Today, one of the newer startups in the category — London-based Gyana, which lets non-technical people run data science analytics on any structured dataset — is announcing a round of £3 million to fuel its next stage of growth.

Led by U.K. firm Fuel Ventures, other investors in this round include Biz Stone of Twitter, Green Shores Capital and U+I , and it brings the total raised by the startup to $6.8 million since being founded in 2015.

Gyana (Sanskrit for “knowledge”) was co-founded by Joyeeta Das and David Kell, who were both pursuing post-graduate degrees at Oxford: Das, a former engineer, was getting an MBA, and Kell was doing a Ph. D. in physics.

Das said the idea of building this tool came out of the fact that the pair could see a big disconnect emerging not just in their studies, but also in the world at large — not so much a digital divide, as a digital light year in terms of the distance between the groups of who and who doesn’t know how to work in the realm of data science.

“Everyone talks about using data to inform decision making, and the world becoming data-driven, but actually that proposition is available to less than one percent of the world,” she said.
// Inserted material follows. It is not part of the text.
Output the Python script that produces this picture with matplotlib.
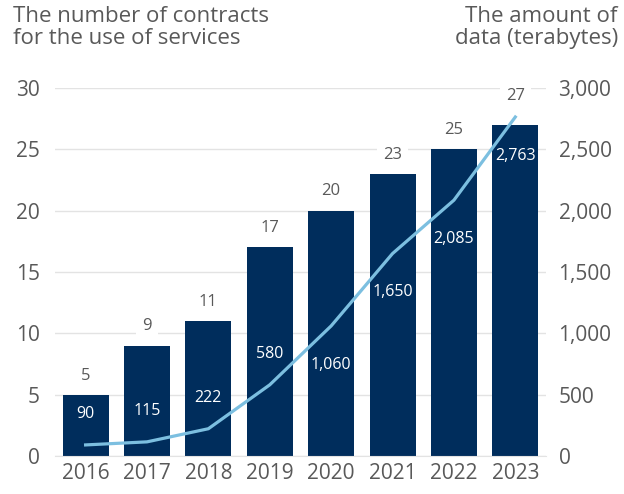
import matplotlib.pyplot as plt
from matplotlib.ticker import FuncFormatter

plt.rcParams.update({
    "font.family": ["Open Sans", "DejaVu Sans"],
    "text.color": "#595959",
    "xtick.color": "#595959",
    "ytick.color": "#595959",
})

years = ["2016", "2017", "2018", "2019", "2020", "2021", "2022", "2023"]
contracts = [5, 9, 11, 17, 20, 23, 25, 27]
terabytes = [90, 115, 222, 580, 1060, 1650, 2085, 2763]

BAR = "#002D5C"
LINE = "#7CBFE0"
GRID = "#E3E3E3"

fig = plt.figure(figsize=(6.24, 4.94), dpi=100)
ax = fig.add_axes([0.088, 0.077, 0.787, 0.745])
ax2 = ax.twinx()

x = range(len(years))
ax.bar(x, contracts, width=0.75, color=BAR, zorder=2)
ax.set_ylim(0, 30)
ax.set_yticks(range(0, 31, 5))
ax.set_xlim(-0.5, len(years) - 0.5)
ax.set_xticks(list(x))
ax.set_xticklabels(years)
ax.grid(axis="y", color=GRID, linewidth=1.0, zorder=0)
ax.set_axisbelow(True)

for i, v in enumerate(contracts):
    # last label lifted so the line does not run through it
    off = 8 if i < len(contracts) - 1 else 15
    ax.annotate(str(v), (i, v), xytext=(0, off), textcoords="offset points",
                ha="center", va="bottom", fontsize=12, color="#595959", zorder=4,
                bbox=dict(boxstyle="square,pad=0.35", fc="white", ec="none"))

ax2.plot(list(x), terabytes, color=LINE, linewidth=2.3, zorder=3)
ax2.set_ylim(0, 3000)
ax2.set_yticks(range(0, 3001, 500))
ax2.yaxis.set_major_formatter(FuncFormatter(lambda v, p: f"{int(v):,}"))

# labels above the line for the early years, below it later on
for i, v in enumerate(terabytes):
    dy = 22 if i < 4 else -28
    ax2.annotate(f"{v:,}", (i, v), xytext=(0, dy), textcoords="offset points",
                 ha="center", va="center", fontsize=11.5, color="white", zorder=5)

for a in (ax, ax2):
    for s in a.spines.values():
        s.set_visible(False)
    a.tick_params(length=0, labelsize=15)
ax.tick_params(axis="y", pad=11)
ax.tick_params(axis="x", pad=5)
ax2.tick_params(axis="y", pad=9)
ax.spines["bottom"].set_visible(True)
ax.spines["bottom"].set_color(GRID)

fig.text(0.021, 0.988, "The number of contracts\nfor the use of services",
         ha="left", va="top", fontsize=16, linespacing=1.08)
fig.text(0.99, 0.988, "The amount of\ndata (terabytes)",
         ha="right", va="top", fontsize=16, linespacing=1.08)

fig.savefig("out.png", dpi=100, facecolor="white")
Out of that, the pair decided to work on building a platform that Das describes as a way to empower “citizen data scientists,” by letting users upload any structured data set (for example, a .CSV file) and running a series of queries on it to be able to visualise trends and other insights more easily.
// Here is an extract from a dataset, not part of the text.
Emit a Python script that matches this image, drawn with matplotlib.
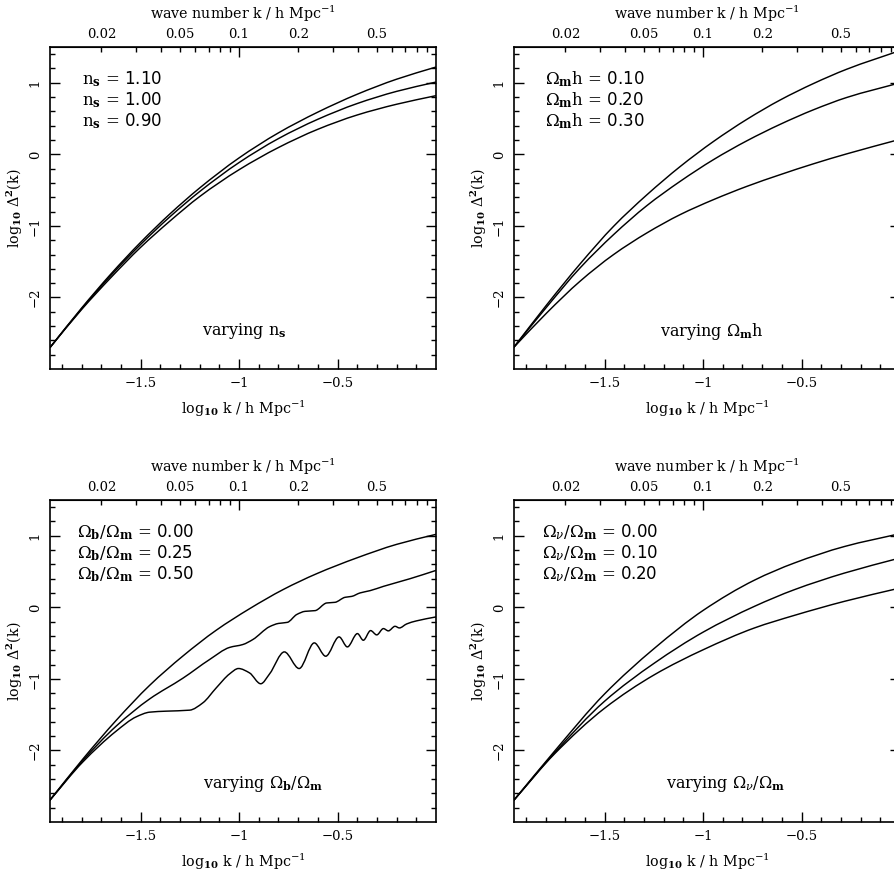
import numpy as np
import matplotlib
matplotlib.use("Agg")
import matplotlib.pyplot as plt
from matplotlib.path import Path
from matplotlib.patches import PathPatch

plt.rcParams['font.family'] = ['DejaVu Serif']
plt.rcParams['mathtext.fontset'] = 'dejavuserif'

# ---- values (x = log10 k, y = log10 Delta^2) ----

# varying n_s
ns_k = [-1.96, -1.80, -1.65, -1.50, -1.35, -1.20, -1.00, -0.80, -0.60, -0.40, -0.20, 0.00]
ns_labels = ['1.10', '1.00', '0.90']
ns_110 = [-2.70, -2.15, -1.67, -1.23, -0.83, -0.47, -0.05, 0.30, 0.59, 0.84, 1.05, 1.22]
ns_100 = [-2.70, -2.16, -1.69, -1.26, -0.87, -0.52, -0.115, 0.22, 0.49, 0.71, 0.88, 1.01]
ns_090 = [-2.70, -2.17, -1.72, -1.30, -0.93, -0.59, -0.215, 0.095, 0.35, 0.55, 0.70, 0.82]

# varying Omega_m h
omh_k = [-1.962, -1.793, -1.624, -1.454, -1.285, -1.116, -0.947, -0.777, -0.608, -0.439, -0.270, 0.00]
omh_labels = ['0.10', '0.20', '0.30']
omh_010 = [-2.70, -2.10, -1.53, -1.005, -0.565, -0.17, 0.18, 0.49, 0.76, 0.99, 1.19, 1.45]
omh_020 = [-2.70, -2.13, -1.586, -1.121, -0.716, -0.377, -0.074, 0.19, 0.42, 0.623, 0.795, 1.00]
omh_030 = [-2.70, -2.214, -1.772, -1.40, -1.098, -0.842, -0.633, -0.447, -0.284, -0.132, 0.007, 0.21]

# varying Omega_b / Omega_m
ob_labels = ['0.00', '0.25', '0.50']
ob_000_k = [-1.962, -1.793, -1.624, -1.454, -1.285, -1.116, -0.947, -0.775, -0.606, -0.403, -0.20, 0.00]
ob_000 = [-2.70, -2.12, -1.58, -1.09, -0.68, -0.32, -0.02, 0.25, 0.47, 0.69, 0.88, 1.02]
ob_025_k = [-1.962, -1.793, -1.624, -1.454, -1.285, -1.150, -1.048, -0.981, -0.930, -0.845,
            -0.800, -0.755, -0.707, -0.665, -0.614, -0.555, -0.513, -0.462, -0.428, -0.386,
            -0.335, -0.267, -0.132, 0.00]
ob_025 = [-2.70, -2.14, -1.66, -1.28, -0.99, -0.73, -0.56, -0.52, -0.45, -0.27,
          -0.225, -0.21, -0.10, -0.056, -0.046, 0.061, 0.070, 0.140, 0.153, 0.201,
          0.233, 0.293, 0.400, 0.516]
ob_050_k = [-1.962, -1.793, -1.624, -1.522, -1.454, -1.370, -1.251, -1.184, -1.116, -1.048,
            -1.003, -0.947, -0.890, -0.845, -0.770, -0.695, -0.618, -0.560, -0.492, -0.450,
            -0.399, -0.369, -0.332, -0.301, -0.267, -0.242, -0.208, -0.186, -0.149, -0.10, 0.00]
ob_050 = [-2.70, -2.16, -1.73, -1.53, -1.465, -1.451, -1.437, -1.335, -1.126, -0.93,
          -0.855, -0.916, -1.068, -0.93, -0.623, -0.855, -0.497, -0.683, -0.413, -0.553,
          -0.367, -0.460, -0.325, -0.385, -0.297, -0.329, -0.265, -0.288, -0.232, -0.19, -0.134]

# varying Omega_nu / Omega_m
onu_k = [-1.962, -1.754, -1.50, -1.246, -0.998, -0.739, -0.536, -0.282, 0.00]
onu_labels = ['0.00', '0.10', '0.20']
onu_000 = [-2.70, -2.01, -1.21, -0.57, -0.04, 0.38, 0.62, 0.85, 1.03]
onu_010 = [-2.70, -2.033, -1.312, -0.777, -0.344, 0.014, 0.247, 0.479, 0.69]
onu_020 = [-2.70, -2.047, -1.41, -0.940, -0.591, -0.288, -0.112, 0.084, 0.27]

# upper axis: wave number k
top_major = [0.1]
top_minor = [0.02, 0.03, 0.04, 0.05, 0.06, 0.07, 0.08, 0.09, 0.2, 0.3, 0.4, 0.5, 0.6, 0.7, 0.8, 0.9]
top_labels = {0.02: '0.02', 0.05: '0.05', 0.2: '0.2', 0.5: '0.5'}

W, H = 894, 871
fig = plt.figure(figsize=(W / 100, H / 100), dpi=100)


def smooth_line(ax, xs, ys):
    # monotone cubic through the read points, drawn as a bezier path in data coords
    x = np.asarray(xs, float)
    y = np.asarray(ys, float)
    h = np.diff(x)
    d = np.diff(y) / h
    m = np.zeros_like(x)
    m[0], m[-1] = d[0], d[-1]
    for i in range(1, len(x) - 1):
        if d[i - 1] * d[i] <= 0:
            m[i] = 0.0
        else:
            w1 = 2 * h[i] + h[i - 1]
            w2 = h[i] + 2 * h[i - 1]
            m[i] = (w1 + w2) / (w1 / d[i - 1] + w2 / d[i])
    verts = [(x[0], y[0])]
    codes = [Path.MOVETO]
    for i in range(len(x) - 1):
        verts += [(x[i] + h[i] / 3, y[i] + m[i] * h[i] / 3),
                  (x[i + 1] - h[i] / 3, y[i + 1] - m[i + 1] * h[i] / 3),
                  (x[i + 1], y[i + 1])]
        codes += [Path.CURVE4] * 3
    ax.add_patch(PathPatch(Path(verts, codes), fill=False, lw=1.05, ec='k'))


def panel(left_px, top_px, curves, legend, legend_x, note, note_x):
    ax = fig.add_axes([left_px / W, 1 - (top_px + 322) / H, 386 / W, 322 / H])
    for xs, ys in curves:
        smooth_line(ax, xs, ys)
    ax.set_xlim(-1.96, 0)
    ax.set_ylim(-3, 1.5)
    ax.set_xticks([-1.5, -1, -0.5], ['\u22121.5', '\u22121', '\u22120.5'])
    ax.set_xticks(np.arange(-1.9, 0, 0.1), minor=True)
    ax.set_yticks([-2, -1, 0, 1], ['\u22122', '\u22121', '0', '1'])
    ax.set_yticks(np.arange(-2.8, 1.5, 0.2), minor=True)
    ax.tick_params(which='both', direction='in', right=True, top=False, width=1.0,
                   labelsize=9.5)
    ax.tick_params(which='major', length=7, pad=6)
    ax.tick_params(which='minor', length=3.5)
    ax.tick_params(axis='y', labelrotation=90, pad=6)
    for lab in ax.get_yticklabels():
        lab.set_va('center')
    for s in ax.spines.values():
        s.set_linewidth(1.2)
    ax.set_xlabel(r'log$_{\mathbf{10}}$ k / h Mpc$^{-1}$', fontsize=10.3)
    ax.xaxis.set_label_coords(0.5, -0.093)
    ax.set_ylabel(r'log$_{\mathbf{10}}$ $\Delta^{\mathbf{2}}$(k)', fontsize=10.3)
    ax.yaxis.set_label_coords(-0.064, 0.5)

    top = ax.secondary_xaxis('top')
    top.set_xticks(np.log10(top_major), ['0.1'])
    top.set_xticks(np.log10(top_minor), [top_labels.get(v, '') for v in top_minor], minor=True)
    top.tick_params(which='both', direction='in', labelsize=9.5, width=1.0)
    top.tick_params(which='major', length=7, pad=4)
    top.tick_params(which='minor', length=3.5, pad=4)
    top.set_xlabel(r'wave number k / h Mpc$^{-1}$', fontsize=10.3, labelpad=6.5)

    for i, txt in enumerate(legend):
        ax.text(legend_x, 0.90 - i * 0.065, txt, transform=ax.transAxes, fontsize=12,
                va='center', ha='left')
    ax.text(note_x, 0.118, note, transform=ax.transAxes, fontsize=11.5, va='center',
            ha='center')
    return ax


panel(50, 47, [(ns_k, ns_110), (ns_k, ns_100), (ns_k, ns_090)],
      [r'$\mathrm{n}_{\mathbf{s}}$ = $\mathsf{' + v + '}$' for v in ns_labels], 0.083,
      r'varying $\mathrm{n}_{\mathbf{s}}$', 0.503)
panel(514, 47, [(omh_k, omh_010), (omh_k, omh_020), (omh_k, omh_030)],
      [r'$\Omega_{\mathbf{m}}$h = $\mathsf{' + v + '}$' for v in omh_labels], 0.08,
      r'varying $\Omega_{\mathbf{m}}$h', 0.512)
panel(50, 500, [(ob_000_k, ob_000), (ob_025_k, ob_025), (ob_050_k, ob_050)],
      [r'$\Omega_{\mathbf{b}}/\Omega_{\mathbf{m}}$ = $\mathsf{' + v + '}$' for v in ob_labels], 0.069,
      r'varying $\Omega_{\mathbf{b}}/\Omega_{\mathbf{m}}$', 0.553)
panel(514, 500, [(onu_k, onu_000), (onu_k, onu_010), (onu_k, onu_020)],
      [r'$\Omega_{\nu}/\Omega_{\mathbf{m}}$ = $\mathsf{' + v + '}$' for v in onu_labels], 0.072,
      r'varying $\Omega_{\nu}/\Omega_{\mathbf{m}}$', 0.547)

fig.savefig('out.png', dpi=100)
While the longer term goal may be for any person to be able to produce an analytical insight out of a long list of numbers, the more practical and immediate application has been in enterprise services and building tools for non-technical knowledge workers to make better, data-driven decisions.

To prove out its software, the startup first built an app based on the platform that it calls Neera (Sanskrit for “water”), which specifically parses footfall and other “human movement” metrics, useful for applications in retail, real estate and civic planning — for example to determine well certain retail locations are performing, footfall in popular locations, decisions on where to place or remove stores, or how to price a piece of property.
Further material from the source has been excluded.